-------- MATERIAL
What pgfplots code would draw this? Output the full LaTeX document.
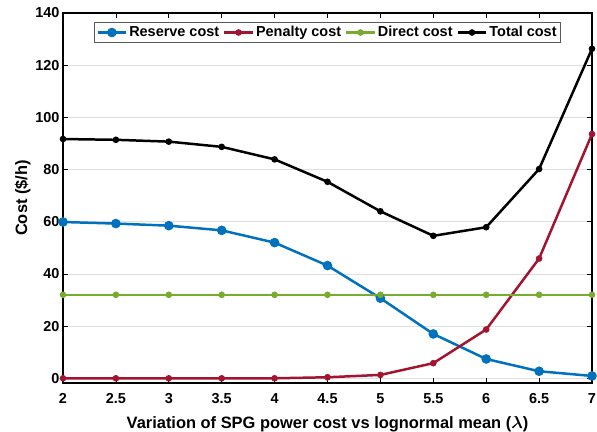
\documentclass[border=0pt]{standalone}
\usepackage{amsmath}
\usepackage{pgfplots}
\pgfplotsset{compat=1.18}
\usepackage{fontspec}
\setmainfont{Liberation Sans}
\definecolor{mblue}{HTML}{0072BD}
\definecolor{mred}{HTML}{A2142F}
\definecolor{mgreen}{HTML}{77AC30}

\begin{document}
\begin{tikzpicture}
  \begin{axis}[
      scale only axis,
      width=529bp, height=370bp,
      xmin=2, xmax=7,
      ymin=-1.8, ymax=140,
      xtick={2,2.5,...,7},
      ytick={0,20,...,140},
      ymajorgrids,
      grid style={gray!25, line width=0.6pt},
      tick align=inside,
      major tick length=5bp,
      axis line style={line width=1.5pt},
      every tick/.style={black, line width=0.8pt},
      tick label style={font=\fontsize{14.5}{16}\selectfont\bfseries},
      xticklabel style={yshift=-7bp},
      /pgf/number format/assume math mode=true,
      xlabel={Variation of SPG power cost vs lognormal mean ($\boldsymbol{\lambda}$)},
      ylabel={Cost (\$/h)},
      label style={font=\fontsize{16.5}{18}\selectfont\bfseries},
      xlabel style={at={(axis description cs:0.5,0)}, anchor=base, yshift=-45bp},
      ylabel style={yshift=-2bp},
      legend columns=4,
      legend style={at={(0.5,0.975)}, anchor=north, draw=gray!70!black,
        font=\fontsize{14.5}{16}\selectfont\bfseries, inner sep=2pt, line width=0.6pt,
        /tikz/every even column/.append style={column sep=2pt}},
      legend image code/.code={
        \draw[mark repeat=2, mark phase=2, #1]
          plot coordinates {(0cm,0cm) (0.5cm,0cm) (1cm,0cm)};},
    ]
    % reserve cost
    \addplot[mblue, line width=2.5pt, mark=*, mark size=3.5pt] coordinates {
      (2,59.9) (2.5,59.3) (3,58.5) (3.5,56.7) (4,52.0) (4.5,43.2)
      (5,30.7) (5.5,17.0) (6,7.4) (6.5,2.7) (7,0.9)
    };
    \addlegendentry{Reserve cost}
    % penalty cost
    \addplot[mred, line width=2.5pt, mark=*, mark size=2pt] coordinates {
      (2,0) (2.5,0) (3,0) (3.5,0) (4,0) (4.5,0.4)
      (5,1.3) (5.5,5.8) (6,18.7) (6.5,45.9) (7,93.6)
    };
    \addlegendentry{Penalty cost}
    % direct cost
    \addplot[mgreen, line width=2.5pt, mark=*, mark size=2pt] coordinates {
      (2,32) (2.5,32) (3,32) (3.5,32) (4,32) (4.5,32)
      (5,32) (5.5,32) (6,32) (6.5,32) (7,32)
    };
    \addlegendentry{Direct cost}
    % total cost
    \addplot[black, line width=2.5pt, mark=*, mark size=2pt] coordinates {
      (2,91.7) (2.5,91.4) (3,90.7) (3.5,88.7) (4,83.9) (4.5,75.3)
      (5,64.0) (5.5,54.6) (6,57.9) (6.5,80.2) (7,126.3)
    };
    \addlegendentry{Total cost}
  \end{axis}
  \pgfresetboundingbox
  \path ([shift={(-63bp,-49bp)}]current axis.south west) rectangle ([shift={(5bp,13bp)}]current axis.north east);
\end{tikzpicture}
\end{document}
----------------
WHAT NEEDS TO BE DONE:
Report each line in the data that holds the word "draw".

RESPONSE TO THE EXERCISE:
What pgfplots code would draw this? Output the full LaTeX document.
      legend style={at={(0.5,0.975)}, anchor=north, draw=gray!70!black,
        \draw[mark repeat=2, mark phase=2, #1]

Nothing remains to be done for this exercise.